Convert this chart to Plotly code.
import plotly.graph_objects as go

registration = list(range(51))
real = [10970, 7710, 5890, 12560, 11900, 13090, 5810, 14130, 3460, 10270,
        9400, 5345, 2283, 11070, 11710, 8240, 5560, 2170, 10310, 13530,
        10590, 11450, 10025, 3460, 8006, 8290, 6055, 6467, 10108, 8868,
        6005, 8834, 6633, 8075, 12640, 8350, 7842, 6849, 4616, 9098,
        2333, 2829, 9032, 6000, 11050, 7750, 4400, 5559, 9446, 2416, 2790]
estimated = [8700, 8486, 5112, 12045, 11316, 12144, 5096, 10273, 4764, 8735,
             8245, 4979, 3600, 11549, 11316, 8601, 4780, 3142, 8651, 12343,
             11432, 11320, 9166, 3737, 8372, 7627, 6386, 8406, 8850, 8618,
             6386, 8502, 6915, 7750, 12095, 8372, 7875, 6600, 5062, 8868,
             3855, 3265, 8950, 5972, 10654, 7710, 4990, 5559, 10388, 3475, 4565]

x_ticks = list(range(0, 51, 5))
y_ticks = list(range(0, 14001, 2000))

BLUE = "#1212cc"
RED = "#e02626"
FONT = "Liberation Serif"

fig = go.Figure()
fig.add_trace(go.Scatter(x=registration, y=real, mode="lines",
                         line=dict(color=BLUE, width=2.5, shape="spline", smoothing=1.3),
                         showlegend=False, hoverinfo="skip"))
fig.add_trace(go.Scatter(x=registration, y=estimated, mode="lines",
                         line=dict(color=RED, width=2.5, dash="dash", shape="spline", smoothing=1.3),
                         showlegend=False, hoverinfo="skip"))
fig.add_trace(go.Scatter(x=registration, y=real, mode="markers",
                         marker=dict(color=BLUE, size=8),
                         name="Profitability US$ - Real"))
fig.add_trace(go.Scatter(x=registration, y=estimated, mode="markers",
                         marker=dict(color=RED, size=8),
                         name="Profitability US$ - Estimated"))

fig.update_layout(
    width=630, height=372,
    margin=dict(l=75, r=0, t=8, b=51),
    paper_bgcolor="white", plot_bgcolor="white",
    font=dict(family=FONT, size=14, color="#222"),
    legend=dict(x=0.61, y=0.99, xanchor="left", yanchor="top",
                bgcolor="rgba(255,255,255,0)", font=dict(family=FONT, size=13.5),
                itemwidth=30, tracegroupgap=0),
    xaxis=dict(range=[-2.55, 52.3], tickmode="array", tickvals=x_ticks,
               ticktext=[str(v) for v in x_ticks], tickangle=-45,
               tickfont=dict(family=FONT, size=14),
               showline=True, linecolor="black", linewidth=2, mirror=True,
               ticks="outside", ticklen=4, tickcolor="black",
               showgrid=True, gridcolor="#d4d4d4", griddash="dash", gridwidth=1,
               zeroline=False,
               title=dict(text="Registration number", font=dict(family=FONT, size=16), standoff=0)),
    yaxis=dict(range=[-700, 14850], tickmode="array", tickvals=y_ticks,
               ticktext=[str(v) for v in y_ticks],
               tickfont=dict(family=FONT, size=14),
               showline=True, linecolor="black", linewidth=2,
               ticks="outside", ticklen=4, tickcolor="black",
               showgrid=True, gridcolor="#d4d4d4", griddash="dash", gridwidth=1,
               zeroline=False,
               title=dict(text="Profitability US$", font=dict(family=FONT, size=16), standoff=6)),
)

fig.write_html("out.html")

--

Set down each line of the material verbatim, from the first line through the line that contains "import plotly.graph_objects as go".

Convert this chart to Plotly code.
import plotly.graph_objects as go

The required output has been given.